Uh, why is population growth important when we have virtual unemployment in CT? How's about just making things better for those of us who are already here and have virtually saturated the state? Or would that be too novel?

Anonymous said...

People are voting whti their feet??? Maybe someone can explain why CT's school population is busting at the seams then!!!!

GMR said...

People are voting whti their feet??? Maybe someone can explain why CT's school population is busting at the seams then!!!!

Greenwich schools are losing students every year, and the first selectman wants to close 2 of the 9 elementary schools, and redistrict the town to redistribute the students among the remaining 7 schools. This has caused some people in town to go nuts, because they don't want their children going to certain schools. (Redistricting would also allow Greenwich to have more racially diverse schools).

Anonymous said...

Schools bursting ?? the idiots in Westbrook went ahead and spent $24 MILLION dollars of their and YOUR money because a "mistaken" State education bureaucrate and corrupt local school officials screamed wolf over student population growth.
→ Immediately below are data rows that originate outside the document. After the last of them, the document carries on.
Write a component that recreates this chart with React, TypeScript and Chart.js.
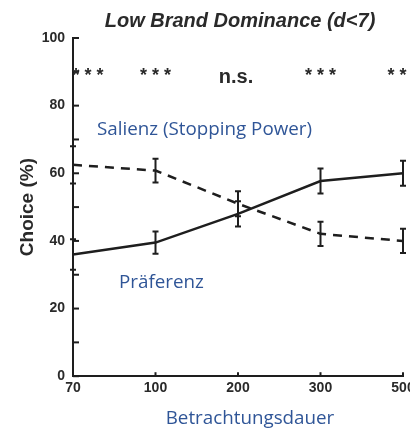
import React, { useEffect, useRef } from "react";
import { Chart, registerables } from "chart.js";

Chart.register(...registerables);

const categories = ["70", "100", "200", "300", "500"];
const praeferenz = [36, 39.5, 48, 57.7, 60];
const praeferenzErr = [4.5, 3.3, 3.7, 3.7, 3.7];
const salienz = [62.5, 60.8, 51, 42.1, 40];
const salienzErr = [5.5, 3.5, 3.7, 3.6, 3.6];
const sigLabels = ["***", "***", "n.s.", "***", "***"];
const sigLevel = 90;
const yTickLabels = [0, 20, 40, 60, 80, 100];

const INK = "#1e1e1e";
const BLUE = "#2F5597";
const SANS = "'Liberation Sans', Arial, sans-serif";

const overlayPlugin = {
  id: "overlay",
  afterDatasetsDraw(chart: any) {
    const ctx = chart.ctx;
    const xs = chart.scales.x;
    const ys = chart.scales.y;
    const area = chart.chartArea;
    ctx.save();
    // error bars
    const sets = [
      { v: praeferenz, e: praeferenzErr },
      { v: salienz, e: salienzErr },
    ];
    ctx.strokeStyle = INK;
    ctx.lineWidth = 2;
    ctx.setLineDash([]);
    sets.forEach((s) => {
      s.v.forEach((val, i) => {
        const x = xs.getPixelForValue(i);
        const y1 = ys.getPixelForValue(val + s.e[i]);
        const y2 = ys.getPixelForValue(val - s.e[i]);
        ctx.beginPath();
        ctx.moveTo(x, y1);
        ctx.lineTo(x, y2);
        ctx.moveTo(x - 3, y1);
        ctx.lineTo(x + 3, y1);
        ctx.moveTo(x - 3, y2);
        ctx.lineTo(x + 3, y2);
        ctx.stroke();
      });
    });
    // inward ticks
    ctx.lineWidth = 2;
    ys.ticks.forEach((t: any) => {
      const y = ys.getPixelForValue(t.value);
      ctx.beginPath();
      ctx.moveTo(area.left, y);
      ctx.lineTo(area.left + 6, y);
      ctx.stroke();
    });
    categories.forEach((_, i) => {
      const x = xs.getPixelForValue(i);
      ctx.beginPath();
      ctx.moveTo(x, area.bottom);
      ctx.lineTo(x, area.bottom - 4);
      ctx.stroke();
    });
    // significance row
    ctx.fillStyle = "#2a2a2a";
    const sy = ys.getPixelForValue(sigLevel);
    sigLabels.forEach((lab, i) => {
      let cx = xs.getPixelForValue(i);
      if (i === 0) cx += 15;
      ctx.textAlign = "center";
      ctx.textBaseline = "middle";
      if (lab === "***") {
        ctx.font = `bold 18px ${SANS}`;
        [-12, 0, 12].forEach((dx) => ctx.fillText("*", cx + dx, sy + 4));
      } else {
        ctx.font = `bold 20px ${SANS}`;
        ctx.fillText(lab, cx - 2, sy + 6);
      }
    });
    // title
    ctx.fillStyle = "#2a2a2a";
    ctx.font = `italic bold 20px ${SANS}`;
    ctx.textAlign = "center";
    ctx.textBaseline = "middle";
    ctx.fillText("Low Brand Dominance (d<7)", 240, 21);
    // blue annotations
    ctx.fillStyle = BLUE;
    ctx.font = `18.8px 'Open Sans', sans-serif`;
    ctx.textAlign = "left";
    ctx.fillText("Salienz (Stopping Power)", 97, 130);
    ctx.fillText("Präferenz", 119, 283);
    ctx.textAlign = "center";
    ctx.fillText("Betrachtungsdauer", 250, 419);
    ctx.restore();
  },
};

export default function App() {
  const ref = useRef<HTMLCanvasElement>(null);
  useEffect(() => {
    if (!ref.current) return;
    const chart = new Chart(ref.current, {
      type: "line",
      data: {
        labels: categories,
        datasets: [
          {
            label: "Präferenz",
            data: praeferenz,
            borderColor: INK,
            borderWidth: 2.5,
            pointRadius: 0,
            tension: 0,
          },
          {
            label: "Salienz (Stopping Power)",
            data: salienz,
            borderColor: INK,
            borderWidth: 2.5,
            borderDash: [9, 7],
            pointRadius: 0,
            tension: 0,
          },
        ],
      },
      options: {
        animation: false,
        responsive: false,
        maintainAspectRatio: false,
        devicePixelRatio: 1,
        layout: { padding: { left: 16, top: 38, right: 27, bottom: 28 } },
        plugins: {
          legend: { display: false },
          tooltip: { enabled: false },
          title: { display: false },
        },
        scales: {
          x: {
            type: "category",
            offset: false,
            grid: { display: false, drawTicks: false },
            border: { display: true, color: INK, width: 2 },
            ticks: {
              color: "#2a2a2a",
              font: { family: SANS, weight: "bold", size: 14 },
              padding: 4,
              maxRotation: 0,
              autoSkip: false,
            },
          },
          y: {
            min: 0,
            max: 100,
            afterFit: (scale: any) => {
              scale.width = 57;
            },
            grid: { display: false, drawTicks: false },
            border: { display: true, color: INK, width: 2 },
            ticks: {
              stepSize: 10,
              autoSkip: false,
              color: "#2a2a2a",
              font: { family: SANS, weight: "bold", size: 14 },
              padding: 8,
              callback: (v: any) => (yTickLabels.includes(Number(v)) ? String(v) : ""),
            },
            title: {
              display: true,
              text: "Choice (%)",
              color: "#2a2a2a",
              font: { family: SANS, weight: "bold", size: 19 },
              padding: { top: 0, bottom: 3 },
            },
          },
        },
      },
      plugins: [overlayPlugin],
    });
    return () => chart.destroy();
  }, []);
  return (
    <div
      style={{
        position: "fixed",
        left: 0,
        top: 0,
        width: 410,
        height: 429,
        overflow: "hidden",
        background: "#fff",
      }}
    >
      <canvas ref={ref} width={430} height={429} style={{ display: "block" }} />
    </div>
  );
}
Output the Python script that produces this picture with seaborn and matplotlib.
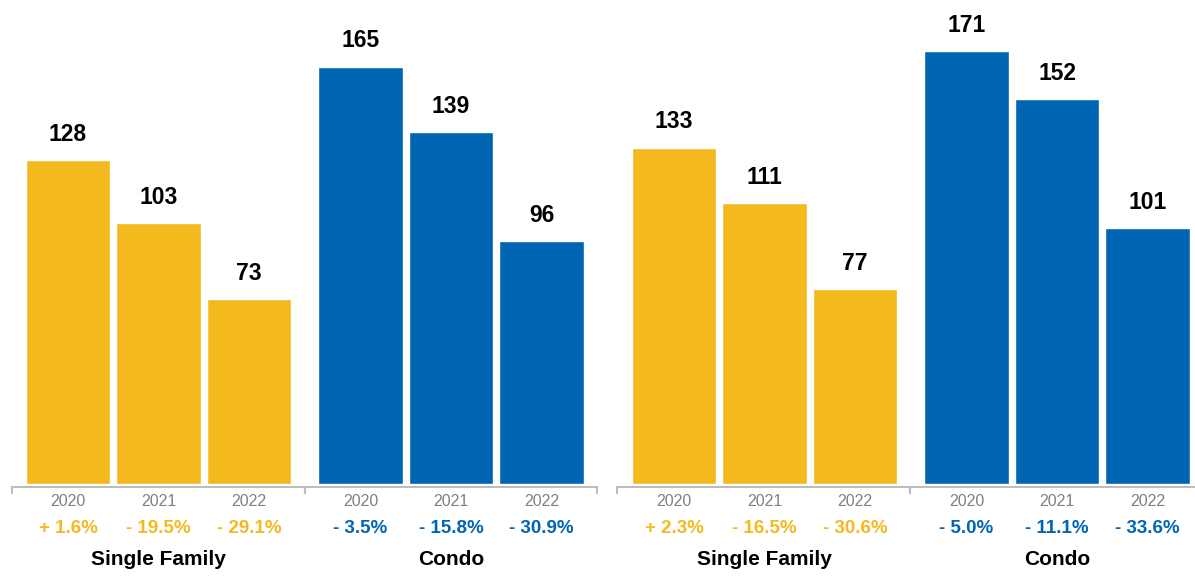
import matplotlib
matplotlib.use("Agg")
import matplotlib.pyplot as plt
import seaborn as sns
import pandas as pd

# Data
years = ["2020", "2021", "2022"]
group_names = ["Single Family", "Condo", "Single Family", "Condo"]
sf_left = [128, 103, 73]
condo_left = [165, 139, 96]
sf_right = [133, 111, 77]
condo_right = [171, 152, 101]
chg_sf_left = ["+ 1.6%", "- 19.5%", "- 29.1%"]
chg_condo_left = ["- 3.5%", "- 15.8%", "- 30.9%"]
chg_sf_right = ["+ 2.3%", "- 16.5%", "- 30.6%"]
chg_condo_right = ["- 5.0%", "- 11.1%", "- 33.6%"]

YELLOW = "#F3B91D"
BLUE = "#0065B3"
GRAY = "#BDBDBD"

sns.set_theme(style="white")
plt.rcParams["font.family"] = ["Liberation Sans", "DejaVu Sans"]

W, H = 1195, 576
fig = plt.figure(figsize=(W / 100, H / 100), dpi=100)

BASE = 484          # pixel row of the bar baseline
PITCH = 90.5        # pixels between neighbouring bars
YMAX = BASE / 2.53  # value range shown above the baseline

# (left px, right px, first bar centre px) of each group bracket
layout = [(12, 305, 68), (305, 597, 360.5), (617, 910, 674), (910, 1203, 966.5)]
series = [sf_left, condo_left, sf_right, condo_right]
changes = [chg_sf_left, chg_condo_left, chg_sf_right, chg_condo_right]
colors = [YELLOW, BLUE, YELLOW, BLUE]

for (l, r, c0), vals, chg, col, name in zip(layout, series, changes, colors, group_names):
    ax = fig.add_axes([l / W, (H - BASE) / H, (r - l) / W, BASE / H])
    df = pd.DataFrame({"year": years, "value": vals})
    sns.barplot(data=df, x="year", y="value", color=col, saturation=1,
                width=0.93, ax=ax, errorbar=None)
    lo, hi = (l - c0) / PITCH, (r - c0) / PITCH
    ax.set_xlim(lo, hi)
    ax.set_ylim(0, YMAX)
    ax.bar_label(ax.containers[0], labels=[str(v) for v in vals], padding=10.5,
                 fontsize=16.5, fontweight="bold", color="black")

    for s in ["top", "right", "left"]:
        ax.spines[s].set_visible(False)
    ax.spines["bottom"].set_color(GRAY)
    ax.spines["bottom"].set_linewidth(1.5)
    ax.spines["bottom"].set_position(("outward", 2))
    ax.set_yticks([])
    ax.set_xlabel("")
    ax.set_ylabel("")
    ax.tick_params(axis="x", which="major", length=0, pad=5,
                   labelsize=11.5, labelcolor="#808080")
    ax.set_xticks([lo, hi], minor=True)
    ax.tick_params(axis="x", which="minor", length=5, width=1.5,
                   color=GRAY, direction="out", bottom=True)

    for i, t in enumerate(chg):
        ax.annotate(t, xy=(i, 0), xycoords=("data", "axes fraction"),
                    xytext=(0, -35), textcoords="offset points",
                    ha="center", va="baseline", fontsize=13.5,
                    fontweight="bold", color=col)
    ax.annotate(name, xy=(1, 0), xycoords=("data", "axes fraction"),
                xytext=(0, -58.5), textcoords="offset points",
                ha="center", va="baseline", fontsize=15,
                fontweight="bold", color="black")

fig.savefig("out.png", dpi=100)
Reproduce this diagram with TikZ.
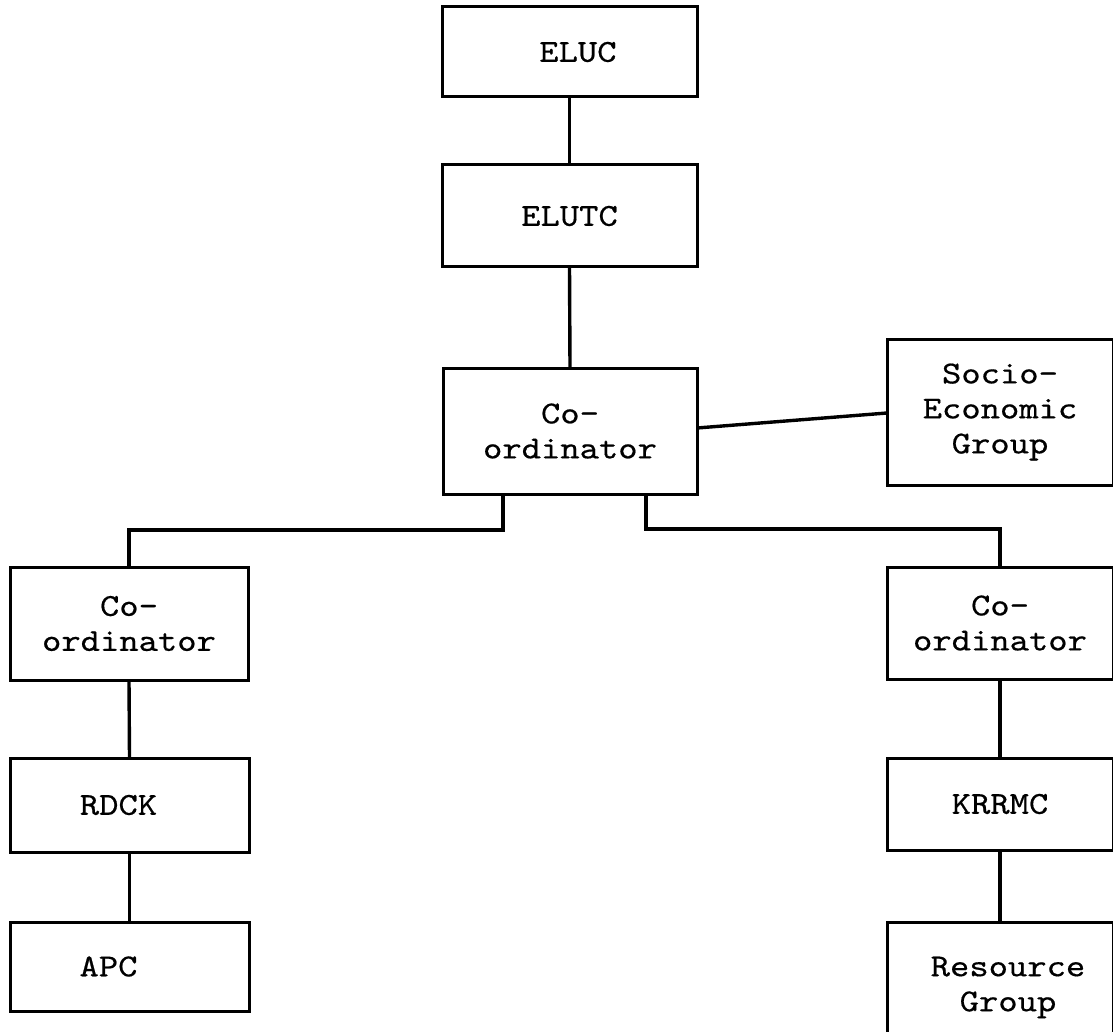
\documentclass[tikz,border=0pt]{standalone}
\usepackage{fontspec}
\setmonofont{lmmono10-regular}[Extension=.otf, FakeStretch=1.15, FakeBold=0.5]
\begin{document}
\begin{tikzpicture}[x=0.5pt, y=-0.5pt,
  box/.style={draw, line width=1.5pt, rectangle, inner sep=0pt, outer sep=0pt,
              align=center, font=\ttfamily\fontsize{16}{17.5}\selectfont},
  txt/.style={align=center, inner sep=0pt, font=\ttfamily\fontsize{16}{17.5}\selectfont},
  link/.style={line width=1.7pt}]
  \useasboundingbox (0,0) rectangle (1113,1032);

  % top chain
  \node[box, minimum width=127.5pt, minimum height=45pt,
        label={[txt, xshift=4.2pt]center:ELUC}] (eluc) at (569.5,52) {};
  \node[box, minimum width=127.5pt, minimum height=51pt] (elutc) at (569.5,216) {ELUTC};
  \node[box, minimum width=127pt, minimum height=63pt] (co) at (570,431) {Co-\\ordinator};
  \node[box, minimum width=113pt, minimum height=73pt] (soc) at (1000,412) {Socio-\\Economic\\Group};

  % left branch
  \node[box, minimum width=119pt, minimum height=56.5pt] (lc) at (129,623.5) {Co-\\ordinator};
  \node[box, minimum width=119.5pt, minimum height=47pt,
        label={[txt, xshift=-5.5pt]center:RDCK}] (rdck) at (129.5,805) {};
  \node[box, minimum width=119.5pt, minimum height=44.5pt,
        label={[txt, xshift=-10.5pt]center:APC}] (apc) at (129.5,966.5) {};

  % right branch
  \node[box, minimum width=113pt, minimum height=56pt] (rc) at (1000,623) {Co-\\ordinator};
  \node[box, minimum width=113pt, minimum height=46pt] (krrmc) at (1000,804) {KRRMC};
  \node[box, minimum width=113pt, minimum height=61.5pt,
        label={[txt, xshift=4pt, yshift=-2pt]center:Resource\\Group}] (res) at (1000,983.5) {};

  % connectors
  \draw[link] (eluc.south) -- (elutc.north);
  \draw[link] (elutc.south) -- (co.north);
  \draw[link] ([yshift=1.5pt]co.east) -- ([yshift=-0.5pt]soc.west);
  \draw[link] ([xshift=-33.5pt]co.south) -- ++(0,36) -| (lc.north);
  \draw[link] ([xshift=38pt]co.south) -- ++(0,35) -| (rc.north);
  \draw[link] (lc.south) -- (rdck.north);
  \draw[link] (rdck.south) -- (apc.north);
  \draw[link] (rc.south) -- (krrmc.north);
  \draw[link] (krrmc.south) -- (res.north);
\end{tikzpicture}
\end{document}
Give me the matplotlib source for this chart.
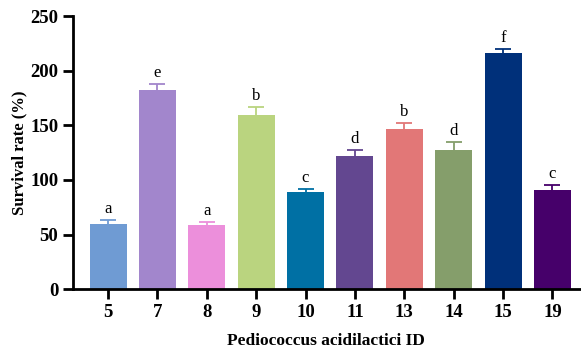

Result? today they have less students than when they started screaming and it is headed lower --- Pop decrease means there will be no increases in real estate prices that many of you count on instead of saving real money - which means you all will be paying monthly mortgage payments on overblown assessments and will never realize a capital gain when your job - assuming you are not one of the privilege class of "public servants"- moves somewhere else - can't count on those illegals being able to buy your place either - all this assuming you actually have a real investment in connecticut and not just blowing smoke.

Anonymous said...

Two random towns with incomplete information is not representative of what's going on with the K-12 school population in CT nor does it rperesent what's going on at the community colleges, CSU and UCONN. For instance, Greenwich Ands besides, I am's school enrollment may be going down but I hadn't heard anything about a mass exodus of residents - not even the Ned Lamont crowd!!!!

Anonymous said...

"Education" is a bottemless pit of corruption and falsity. We spend more money, per child, in Hartford, etc and get little or no result. We are spending billions on new schools in New Haven with no improvement. The only ones that benefits is the education unions and contractors while the parents continue to wring their hands over their "children's failure". No wonder those businesses, that can, get out of connecticut - and wait till the new electric bills kick in.